Escrever é uma coisa, ser lido é outra. Alguns escritores dão o melhor de si, produzem uma obra consistente, e quase ninguém percebe. Outros autores fazem um sucesso estrondoso enquanto vivem e acabam esquecidos pouco depois de morrer, por motivos muitas vezes insondáveis. Se incluirmos (como se deve) as notas de rodapé e as anotações nas margens das páginas, a história da literatura é formada em sua maior parte por escritores que ninguém lê, ou que ninguém jamais leu, ou que de repente pararam de ser lidos. As manhas e humores da peneira do cânone, esta quimera, escapam a qualquer tentativa de delimitação. E mesmo o conceito de obscuro varia bastante: o desconhecido de um país pode ser a estrela de outro, e há quem fique realmente embasbacado ao saber que o autor X, que ele tanto aprecia, é um perfeito estranho para quase todas as outras pessoas.

Acaba que todo leitor dedicado, por definição um curioso voraz, acaba pesquisando autores distantes dos holofotes do mercado, da crítica ou do Zeitgeist, e formando assim, armado de simpatias muito idiossincráticas para embasar critérios de merecimento, seu pequeno batalhão particular de injustiçados. Já escrevi neste espaço sobre Daniil Kharms, um de meus soldados preferidos, e ando matutando algumas impressões para um texto sobre mais dois, a dobradinha Marcel Schwob/Pierre Michon. Com essas coisas na cachola, e sempre disposto a um bom intercâmbio de peculiaridades, convidei alguns escritores e críticos a compartilharem algum de seus obscuros de estimação com os leitores do Blog do IMS. Quase todos responderam, e graças a essa generosidade aqui estão nove autores que (quase) ninguém lê, ordenados pela ditadura igualitária da ordem alfabética:

ÉILIS NÍ DHUIBHNE (Irlanda), por Luisa Geisler
Confesso que Éilís Ní Dhuibhne chegou à minha estante tem dez minutos (dois meses). Ao terminar The Bray House fui atrás do resto de sua obra, conhecendo melhor a contista, romancista e dramaturga irlandesa, hoje Writer Fellow na University College Dublin. Nenhum dos seus livros foi traduzido para o português nem muito divulgado fora da Irlanda. No entanto, ela traz os temas mais contemporâneos possíveis, com questões de identidade nacional e de gênero. Com muita sensibilidade, constrói (e desconstrói) camadas de significado por meio de linguagem e cenário. Talvez me falte alguma perspicácia editorial para entender por que é tão desconhecida. Tudo bem que ela também escreve em gaélico irlandês, mas a qualidade literária seria suficiente para gerar uma fama de Jennifer Egan. Talvez eu só seja terrivelmente idealista? Talvez seja minha culpa? Mas a mulher é boa, that’s my point.

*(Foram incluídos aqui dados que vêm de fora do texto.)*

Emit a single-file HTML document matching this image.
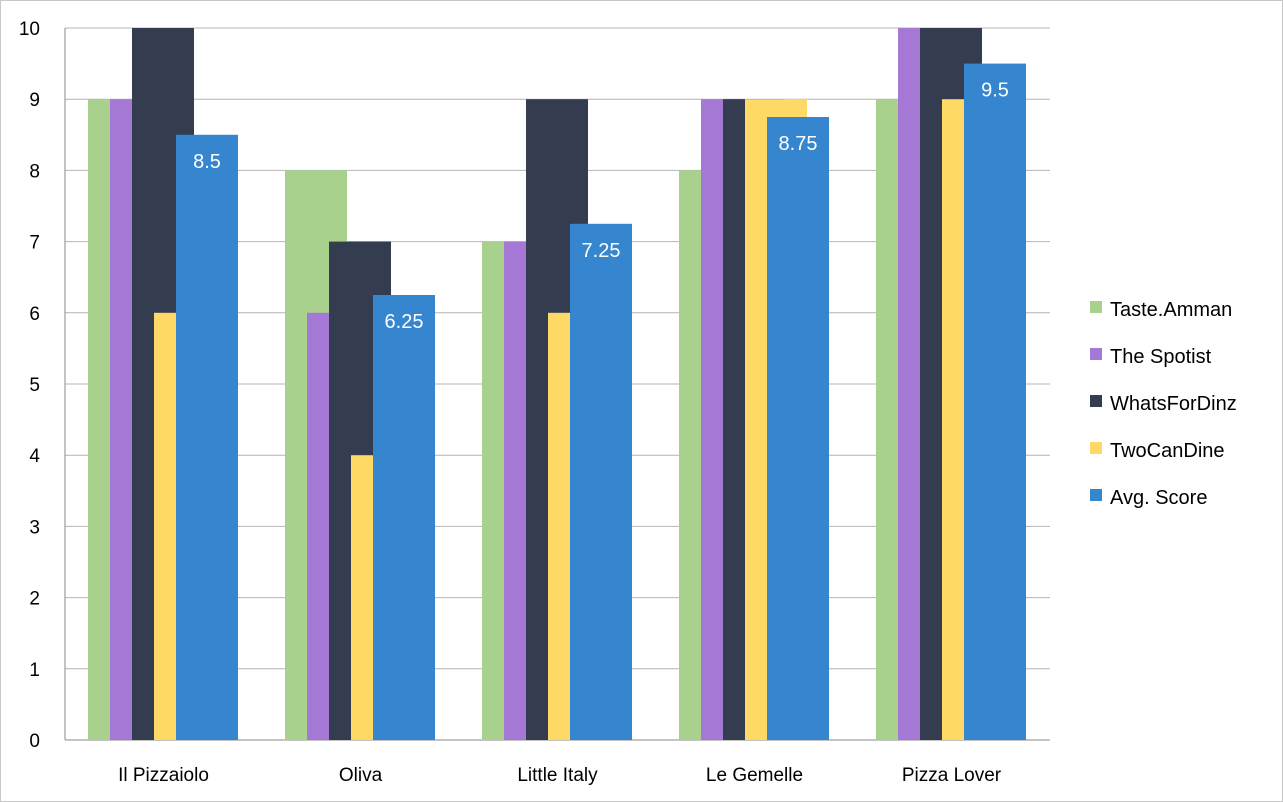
<!DOCTYPE html>
<html><head><meta charset="utf-8"><style>
html,body{margin:0;padding:0;background:#fff;}
svg{display:block;font-family:"Liberation Sans",sans-serif;}
</style></head><body>
<svg id="chart" width="1283" height="802">
<rect x="0.5" y="0.5" width="1282" height="801" fill="#fff" stroke="#c8c8c8"/>
<g id="grid"></g><g id="bars"></g><g id="labels"></g><g id="legend"></g>
</svg>
<script>
const categories = ["Il Pizzaiolo","Oliva","Little Italy","Le Gemelle","Pizza Lover"];
const seriesNames = ["Taste.Amman","The Spotist","WhatsForDinz","TwoCanDine","Avg. Score"];
const tasteAmman = [9,8,7,8,9];
const theSpotist = [9,6,7,9,10];
const whatsForDinz = [10,7,9,9,10];
const twoCanDine = [6,4,6,9,9];
const avgScore = [8.5,6.25,7.25,8.75,9.5];
const yTicks = [0,1,2,3,4,5,6,7,8,9,10];

const series = [tasteAmman, theSpotist, whatsForDinz, twoCanDine, avgScore];
const colors = ["#a9d18e","#a678d6","#333d4f","#ffd966","#3585cf"];
const NS = "http://www.w3.org/2000/svg";
const X0 = 65, X1 = 1050, Y0 = 740, Y1 = 28;
const yMax = 10;
const catW = (X1 - X0) / categories.length;
const y = v => Y0 - (v / yMax) * (Y0 - Y1);
const barW = 62, step = 22, groupOff = 23;
function mk(tag, attrs, parent){const e=document.createElementNS(NS,tag);for(const k in attrs)e.setAttribute(k,attrs[k]);parent.appendChild(e);return e;}

const grid = document.getElementById('grid');
yTicks.forEach(t=>{
  const l = mk('line',{x1:X0,x2:X1,y1:y(t),y2:y(t),stroke:t===0?'#888':'#b4b4b4','stroke-width':1},grid);
  
  
  const tx = mk('text',{x:40,y:y(t)+7,'text-anchor':'end','font-size':19,fill:'#000'},grid);
  tx.textContent = t;
  
  
});
mk('line',{x1:X0,x2:X0,y1:Y1,y2:Y0,stroke:'#888'},grid);

const bars = document.getElementById('bars');
const labels = document.getElementById('labels');
categories.forEach((c,i)=>{
  const gx = X0 + i*catW + groupOff;
  series.forEach((s,j)=>{
    const r = mk('rect',{x:gx+j*step,y:y(s[i]),width:barW,height:Y0-y(s[i]),fill:colors[j]},bars);
    
    
  });
  const bx = gx + 4*step + barW/2;
  const vl = mk('text',{x:bx,y:y(avgScore[i])+33,'text-anchor':'middle','font-size':20,fill:'#fff'},labels);
  vl.textContent = avgScore[i];
  
  
  const cl = mk('text',{x:X0+i*catW+catW/2,y:781,'text-anchor':'middle','font-size':19,fill:'#000'},labels);
  cl.textContent = c;
  
  
});

const legend = document.getElementById('legend');
seriesNames.forEach((n,j)=>{
  const yy = 309 + j*47;
  const sw = mk('rect',{x:1090,y:yy-8,width:12,height:12,fill:colors[j]},legend);
  
  
  const t = mk('text',{x:1110,y:yy+7,'font-size':20,fill:'#000'},legend);
  t.textContent = n;
  
  
});
</script>
</body></html>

Luisa Geisler é escritora, e seu livro mais recente é Luzes de emergência se acenderão automaticamente (romance, 2014).

John dos Passos

JOHN DOS PASSOS (EUA), por Carol Bensimon

Um livro do John dos Passos, 1919, foi parar na minha mão de modo meio aleatório há uns anos. Terminei a leitura fascinada pelos experimentos de linguagem, que criavam um panorama muito arrebatador da Primeira Guerra. Depois é que descobri que esse romance era o segundo de uma trilogia, a trilogia USA. Os três livros são maravilhosos. Ele faz uma colagem interessantíssima, e há trechos que ficaram pra sempre na minha cabeça. Acho que o nome John dos Passos é mais ou menos conhecido, mas pouca gente lê o cara no Brasil, ou mesmo nos Estados Unidos.

Carol Bensimon é escritora, e seu livro mais recente é Todos nós adorávamos caubóis (romance, 2013).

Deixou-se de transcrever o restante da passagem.